Problem to work on:
Restate exactly the lines of the entries below, beginning with the first and ending with the line that holds "const rowUp = [true, true, false, true, false];". Pictures are not copied.

Rows from a dataset of charts and code:
****************

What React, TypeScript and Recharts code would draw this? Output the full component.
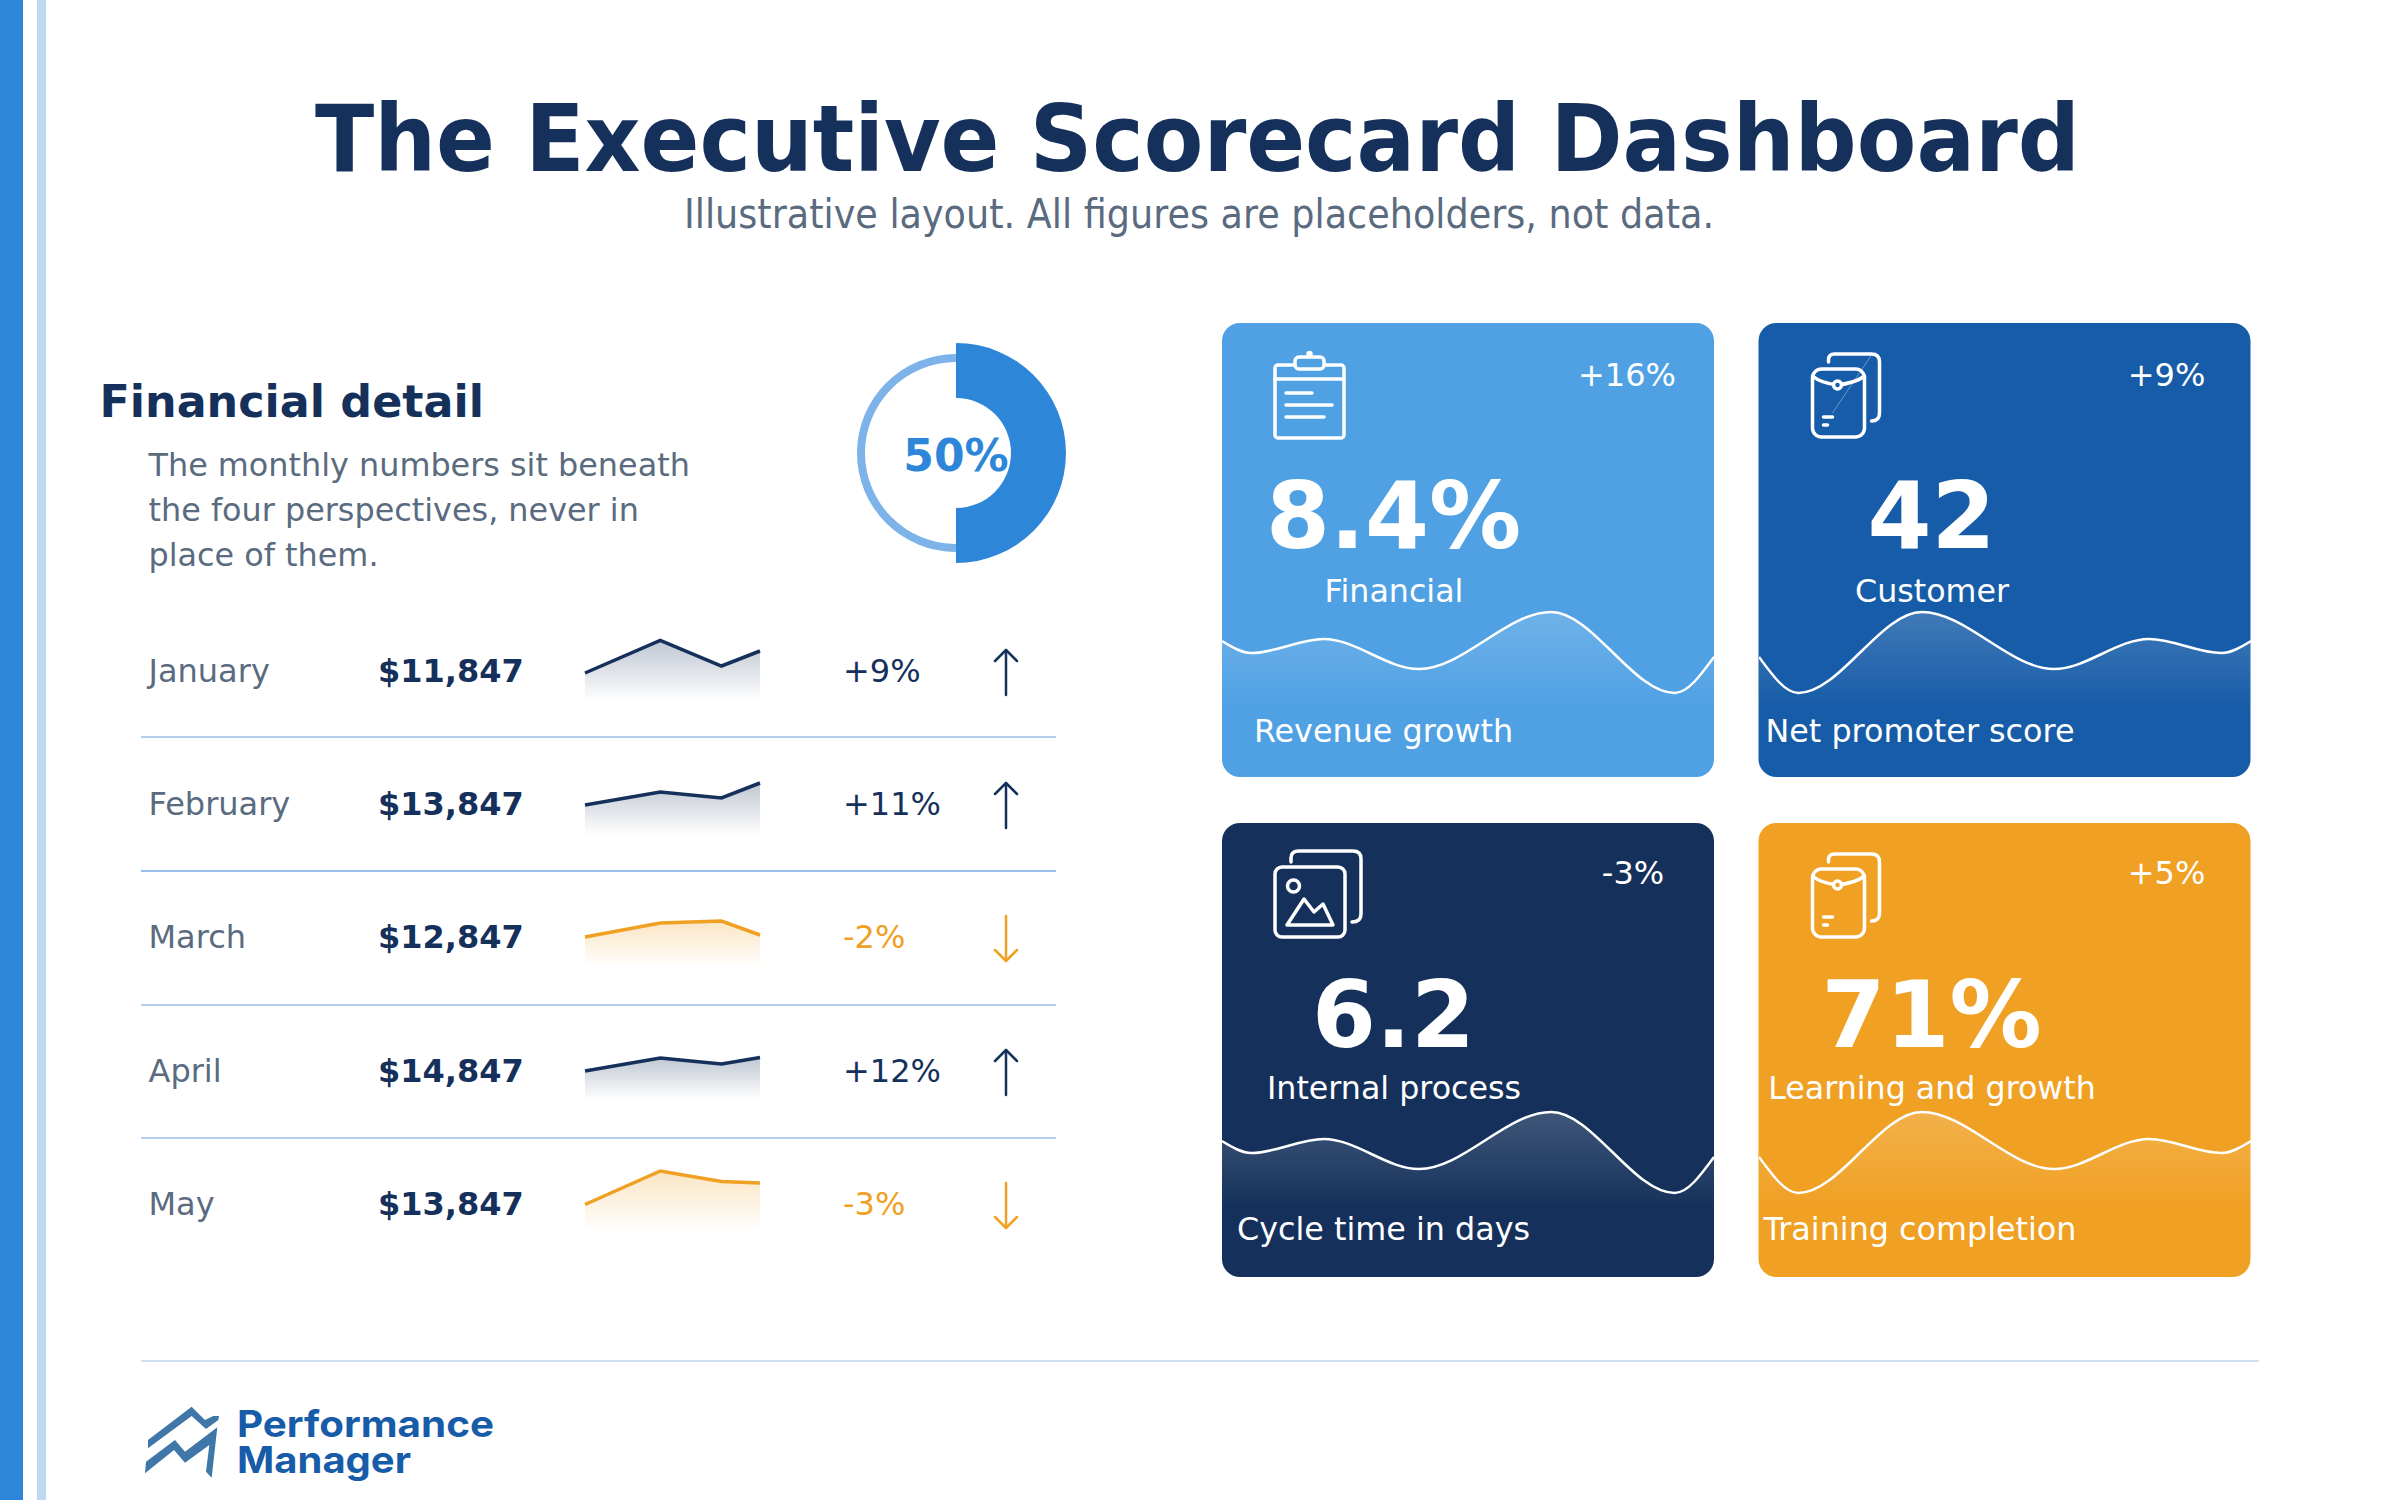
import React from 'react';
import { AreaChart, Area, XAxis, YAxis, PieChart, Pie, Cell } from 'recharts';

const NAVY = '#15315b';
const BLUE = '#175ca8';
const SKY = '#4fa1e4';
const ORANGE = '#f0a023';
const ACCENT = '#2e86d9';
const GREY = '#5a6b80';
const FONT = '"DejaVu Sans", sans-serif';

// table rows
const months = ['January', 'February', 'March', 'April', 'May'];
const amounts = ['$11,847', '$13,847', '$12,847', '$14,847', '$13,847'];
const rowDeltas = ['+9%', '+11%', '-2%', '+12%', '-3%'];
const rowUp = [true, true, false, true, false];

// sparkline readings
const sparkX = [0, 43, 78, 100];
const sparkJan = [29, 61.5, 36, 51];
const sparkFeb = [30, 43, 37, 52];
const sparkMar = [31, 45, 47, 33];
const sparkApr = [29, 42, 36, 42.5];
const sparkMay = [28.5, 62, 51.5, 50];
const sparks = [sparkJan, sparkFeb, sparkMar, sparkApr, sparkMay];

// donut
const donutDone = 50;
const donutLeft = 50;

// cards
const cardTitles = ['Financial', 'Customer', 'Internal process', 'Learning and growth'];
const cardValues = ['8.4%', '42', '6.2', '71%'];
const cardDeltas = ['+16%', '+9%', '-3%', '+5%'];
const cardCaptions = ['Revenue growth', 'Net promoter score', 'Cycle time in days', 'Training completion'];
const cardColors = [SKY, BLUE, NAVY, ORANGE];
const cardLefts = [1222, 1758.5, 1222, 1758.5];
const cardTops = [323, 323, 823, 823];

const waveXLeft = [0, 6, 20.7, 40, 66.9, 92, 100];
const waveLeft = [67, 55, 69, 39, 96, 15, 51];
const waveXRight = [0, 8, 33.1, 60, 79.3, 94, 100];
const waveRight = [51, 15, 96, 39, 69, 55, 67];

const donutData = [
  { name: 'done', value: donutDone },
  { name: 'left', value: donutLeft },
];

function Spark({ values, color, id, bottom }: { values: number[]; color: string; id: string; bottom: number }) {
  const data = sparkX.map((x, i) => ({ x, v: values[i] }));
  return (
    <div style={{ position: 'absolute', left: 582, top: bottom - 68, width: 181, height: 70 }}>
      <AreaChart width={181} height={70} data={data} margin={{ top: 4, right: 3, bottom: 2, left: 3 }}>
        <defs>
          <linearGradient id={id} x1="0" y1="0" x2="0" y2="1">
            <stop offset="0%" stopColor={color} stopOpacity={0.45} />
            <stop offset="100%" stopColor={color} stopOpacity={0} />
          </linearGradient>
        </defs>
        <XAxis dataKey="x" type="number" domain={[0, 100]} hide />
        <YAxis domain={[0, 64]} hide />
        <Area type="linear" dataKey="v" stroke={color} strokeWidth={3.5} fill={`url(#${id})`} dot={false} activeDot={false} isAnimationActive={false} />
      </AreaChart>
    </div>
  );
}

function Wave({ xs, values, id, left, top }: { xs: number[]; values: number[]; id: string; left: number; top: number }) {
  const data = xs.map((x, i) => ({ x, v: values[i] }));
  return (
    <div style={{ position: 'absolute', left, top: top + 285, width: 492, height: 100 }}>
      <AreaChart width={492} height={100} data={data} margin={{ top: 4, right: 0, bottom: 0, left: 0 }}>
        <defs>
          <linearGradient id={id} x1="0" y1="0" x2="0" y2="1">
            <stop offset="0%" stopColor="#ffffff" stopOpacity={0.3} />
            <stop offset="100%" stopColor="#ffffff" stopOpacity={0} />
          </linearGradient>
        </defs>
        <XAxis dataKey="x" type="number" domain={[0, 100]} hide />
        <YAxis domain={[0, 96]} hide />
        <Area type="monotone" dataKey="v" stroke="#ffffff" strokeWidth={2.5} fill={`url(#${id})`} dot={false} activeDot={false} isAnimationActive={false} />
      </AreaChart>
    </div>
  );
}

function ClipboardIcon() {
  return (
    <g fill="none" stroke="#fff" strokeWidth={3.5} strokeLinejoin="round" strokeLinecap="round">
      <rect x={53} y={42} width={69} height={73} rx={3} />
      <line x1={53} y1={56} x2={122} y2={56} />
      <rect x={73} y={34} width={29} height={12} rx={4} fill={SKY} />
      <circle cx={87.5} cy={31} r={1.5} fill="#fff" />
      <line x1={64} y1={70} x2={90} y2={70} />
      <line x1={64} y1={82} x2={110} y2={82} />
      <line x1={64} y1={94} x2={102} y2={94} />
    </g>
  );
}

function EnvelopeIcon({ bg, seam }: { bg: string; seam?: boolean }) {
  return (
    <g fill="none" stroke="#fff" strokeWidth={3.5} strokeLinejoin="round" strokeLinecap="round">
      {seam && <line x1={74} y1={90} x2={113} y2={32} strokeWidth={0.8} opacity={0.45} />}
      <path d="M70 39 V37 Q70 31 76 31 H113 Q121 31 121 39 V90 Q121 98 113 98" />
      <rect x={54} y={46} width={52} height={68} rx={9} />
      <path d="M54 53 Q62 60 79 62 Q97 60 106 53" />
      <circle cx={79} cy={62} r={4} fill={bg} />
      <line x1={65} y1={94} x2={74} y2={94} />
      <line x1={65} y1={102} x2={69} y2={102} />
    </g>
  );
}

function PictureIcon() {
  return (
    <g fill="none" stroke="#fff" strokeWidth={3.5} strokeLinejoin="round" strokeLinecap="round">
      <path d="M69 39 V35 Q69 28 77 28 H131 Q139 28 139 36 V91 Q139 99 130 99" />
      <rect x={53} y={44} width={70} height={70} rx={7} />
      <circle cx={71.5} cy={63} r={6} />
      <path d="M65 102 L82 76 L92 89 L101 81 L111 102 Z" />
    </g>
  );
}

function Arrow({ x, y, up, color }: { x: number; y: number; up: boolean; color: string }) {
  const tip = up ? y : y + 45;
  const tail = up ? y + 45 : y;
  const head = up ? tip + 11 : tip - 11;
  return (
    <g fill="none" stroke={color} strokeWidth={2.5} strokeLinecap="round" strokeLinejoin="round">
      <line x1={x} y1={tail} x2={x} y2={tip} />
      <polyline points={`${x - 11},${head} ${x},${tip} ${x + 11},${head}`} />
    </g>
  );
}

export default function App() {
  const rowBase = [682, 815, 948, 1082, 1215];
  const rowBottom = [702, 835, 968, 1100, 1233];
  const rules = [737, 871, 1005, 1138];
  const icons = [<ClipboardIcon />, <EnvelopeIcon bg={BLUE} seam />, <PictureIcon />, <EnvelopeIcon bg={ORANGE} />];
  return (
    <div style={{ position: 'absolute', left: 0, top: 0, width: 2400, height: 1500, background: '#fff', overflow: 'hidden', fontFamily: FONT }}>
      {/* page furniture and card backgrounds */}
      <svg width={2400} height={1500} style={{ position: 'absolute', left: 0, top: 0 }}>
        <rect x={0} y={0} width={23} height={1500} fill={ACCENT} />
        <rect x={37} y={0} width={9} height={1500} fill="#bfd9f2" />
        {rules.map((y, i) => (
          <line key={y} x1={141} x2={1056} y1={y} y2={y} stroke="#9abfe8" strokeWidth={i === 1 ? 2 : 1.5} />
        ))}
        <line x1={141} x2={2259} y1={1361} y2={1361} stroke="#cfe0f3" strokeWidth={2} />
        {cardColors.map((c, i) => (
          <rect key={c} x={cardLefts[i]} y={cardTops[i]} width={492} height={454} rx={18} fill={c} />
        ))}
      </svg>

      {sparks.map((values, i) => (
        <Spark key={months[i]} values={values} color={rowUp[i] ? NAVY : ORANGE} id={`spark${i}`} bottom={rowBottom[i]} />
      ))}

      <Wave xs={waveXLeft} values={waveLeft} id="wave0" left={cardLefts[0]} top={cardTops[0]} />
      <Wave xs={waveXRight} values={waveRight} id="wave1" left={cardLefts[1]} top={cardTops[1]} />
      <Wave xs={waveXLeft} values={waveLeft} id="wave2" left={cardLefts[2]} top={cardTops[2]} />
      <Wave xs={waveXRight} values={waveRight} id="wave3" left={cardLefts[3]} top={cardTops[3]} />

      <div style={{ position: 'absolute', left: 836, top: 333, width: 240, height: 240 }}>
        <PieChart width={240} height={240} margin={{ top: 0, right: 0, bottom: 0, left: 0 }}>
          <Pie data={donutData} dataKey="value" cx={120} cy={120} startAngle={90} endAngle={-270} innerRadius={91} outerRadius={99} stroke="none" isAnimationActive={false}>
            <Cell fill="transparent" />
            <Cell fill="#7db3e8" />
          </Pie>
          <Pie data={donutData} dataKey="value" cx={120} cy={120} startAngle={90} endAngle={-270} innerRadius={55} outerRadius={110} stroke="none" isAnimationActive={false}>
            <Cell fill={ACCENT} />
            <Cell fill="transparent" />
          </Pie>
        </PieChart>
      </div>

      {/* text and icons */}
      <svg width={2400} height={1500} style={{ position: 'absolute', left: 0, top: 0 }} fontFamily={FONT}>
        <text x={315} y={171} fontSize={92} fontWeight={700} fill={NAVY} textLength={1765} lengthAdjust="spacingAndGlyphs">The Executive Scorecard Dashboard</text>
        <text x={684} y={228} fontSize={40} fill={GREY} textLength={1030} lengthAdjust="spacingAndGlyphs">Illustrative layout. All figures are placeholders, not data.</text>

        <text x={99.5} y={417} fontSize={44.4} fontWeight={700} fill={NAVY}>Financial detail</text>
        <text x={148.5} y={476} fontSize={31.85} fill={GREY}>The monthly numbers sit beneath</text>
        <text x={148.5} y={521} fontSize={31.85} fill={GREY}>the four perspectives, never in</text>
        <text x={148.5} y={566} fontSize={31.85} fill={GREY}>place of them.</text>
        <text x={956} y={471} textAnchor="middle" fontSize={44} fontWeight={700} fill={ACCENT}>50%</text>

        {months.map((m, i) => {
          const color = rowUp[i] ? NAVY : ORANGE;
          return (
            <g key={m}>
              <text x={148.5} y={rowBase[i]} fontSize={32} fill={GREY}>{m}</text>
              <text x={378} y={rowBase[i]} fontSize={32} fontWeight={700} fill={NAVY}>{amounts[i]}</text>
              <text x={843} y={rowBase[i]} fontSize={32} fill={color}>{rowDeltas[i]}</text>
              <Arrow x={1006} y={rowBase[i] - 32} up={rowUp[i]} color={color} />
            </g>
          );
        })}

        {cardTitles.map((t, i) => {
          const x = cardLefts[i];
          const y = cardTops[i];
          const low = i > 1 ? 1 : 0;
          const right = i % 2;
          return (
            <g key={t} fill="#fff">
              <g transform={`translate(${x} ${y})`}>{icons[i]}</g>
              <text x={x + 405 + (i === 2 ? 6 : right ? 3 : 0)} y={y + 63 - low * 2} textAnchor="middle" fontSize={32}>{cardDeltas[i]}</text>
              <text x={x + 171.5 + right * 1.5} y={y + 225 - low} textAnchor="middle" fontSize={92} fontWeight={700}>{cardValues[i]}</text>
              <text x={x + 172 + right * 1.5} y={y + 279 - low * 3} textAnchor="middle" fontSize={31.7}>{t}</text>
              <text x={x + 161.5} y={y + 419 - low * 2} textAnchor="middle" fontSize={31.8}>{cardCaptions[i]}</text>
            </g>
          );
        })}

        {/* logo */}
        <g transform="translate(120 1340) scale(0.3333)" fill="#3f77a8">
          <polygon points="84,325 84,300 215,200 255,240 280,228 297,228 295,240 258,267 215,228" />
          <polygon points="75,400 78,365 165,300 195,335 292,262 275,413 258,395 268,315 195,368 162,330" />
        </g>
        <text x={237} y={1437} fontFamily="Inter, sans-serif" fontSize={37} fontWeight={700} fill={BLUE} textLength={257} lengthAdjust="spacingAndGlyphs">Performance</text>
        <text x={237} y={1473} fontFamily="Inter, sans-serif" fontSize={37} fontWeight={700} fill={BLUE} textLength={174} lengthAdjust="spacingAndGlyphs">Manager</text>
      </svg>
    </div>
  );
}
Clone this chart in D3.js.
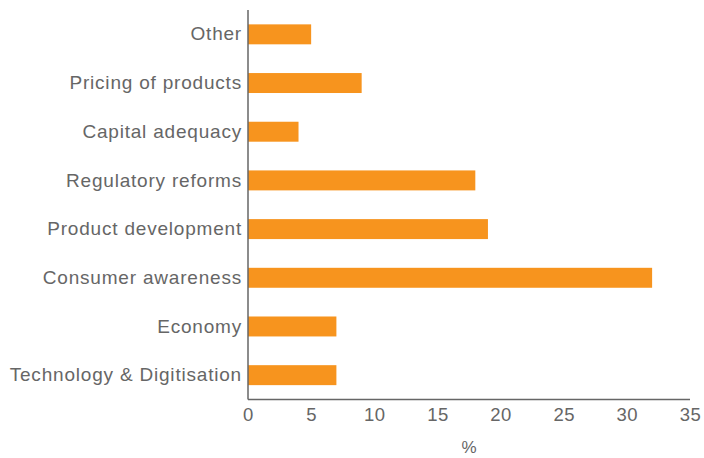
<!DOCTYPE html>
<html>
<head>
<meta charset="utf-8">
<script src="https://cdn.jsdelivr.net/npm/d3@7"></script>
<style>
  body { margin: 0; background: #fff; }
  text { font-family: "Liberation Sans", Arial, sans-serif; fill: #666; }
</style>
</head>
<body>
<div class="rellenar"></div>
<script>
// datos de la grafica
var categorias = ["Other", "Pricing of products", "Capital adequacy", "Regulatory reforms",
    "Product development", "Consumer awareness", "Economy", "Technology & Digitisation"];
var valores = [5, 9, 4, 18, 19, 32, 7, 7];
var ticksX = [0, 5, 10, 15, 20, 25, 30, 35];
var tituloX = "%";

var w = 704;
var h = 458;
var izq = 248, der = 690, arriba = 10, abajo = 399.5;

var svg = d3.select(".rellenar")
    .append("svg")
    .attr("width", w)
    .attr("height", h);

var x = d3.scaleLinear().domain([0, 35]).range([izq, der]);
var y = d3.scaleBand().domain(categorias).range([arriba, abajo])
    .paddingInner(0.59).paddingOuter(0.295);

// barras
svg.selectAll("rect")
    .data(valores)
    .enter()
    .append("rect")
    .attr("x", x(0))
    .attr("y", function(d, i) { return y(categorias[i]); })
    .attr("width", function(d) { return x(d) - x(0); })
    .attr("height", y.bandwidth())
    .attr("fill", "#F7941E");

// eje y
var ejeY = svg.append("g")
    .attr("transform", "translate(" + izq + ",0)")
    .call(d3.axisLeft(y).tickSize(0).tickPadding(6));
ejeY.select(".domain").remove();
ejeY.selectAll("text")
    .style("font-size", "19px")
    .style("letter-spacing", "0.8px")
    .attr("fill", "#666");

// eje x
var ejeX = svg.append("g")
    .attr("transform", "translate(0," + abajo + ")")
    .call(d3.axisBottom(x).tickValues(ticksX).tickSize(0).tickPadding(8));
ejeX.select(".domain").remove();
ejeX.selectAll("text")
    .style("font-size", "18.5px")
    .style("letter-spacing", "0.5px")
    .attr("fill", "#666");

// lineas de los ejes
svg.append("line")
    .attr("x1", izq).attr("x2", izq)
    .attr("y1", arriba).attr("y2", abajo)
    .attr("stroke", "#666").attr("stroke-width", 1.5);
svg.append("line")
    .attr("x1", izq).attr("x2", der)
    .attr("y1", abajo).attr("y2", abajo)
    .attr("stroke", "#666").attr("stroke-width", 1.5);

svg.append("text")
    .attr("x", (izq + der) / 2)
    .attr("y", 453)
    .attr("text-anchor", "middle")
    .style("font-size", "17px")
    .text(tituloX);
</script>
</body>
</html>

****************

Output for this exercise:
What React, TypeScript and Recharts code would draw this? Output the full component.
import React from 'react';
import { AreaChart, Area, XAxis, YAxis, PieChart, Pie, Cell } from 'recharts';

const NAVY = '#15315b';
const BLUE = '#175ca8';
const SKY = '#4fa1e4';
const ORANGE = '#f0a023';
const ACCENT = '#2e86d9';
const GREY = '#5a6b80';
const FONT = '"DejaVu Sans", sans-serif';

// table rows
const months = ['January', 'February', 'March', 'April', 'May'];
const amounts = ['$11,847', '$13,847', '$12,847', '$14,847', '$13,847'];
const rowDeltas = ['+9%', '+11%', '-2%', '+12%', '-3%'];
const rowUp = [true, true, false, true, false];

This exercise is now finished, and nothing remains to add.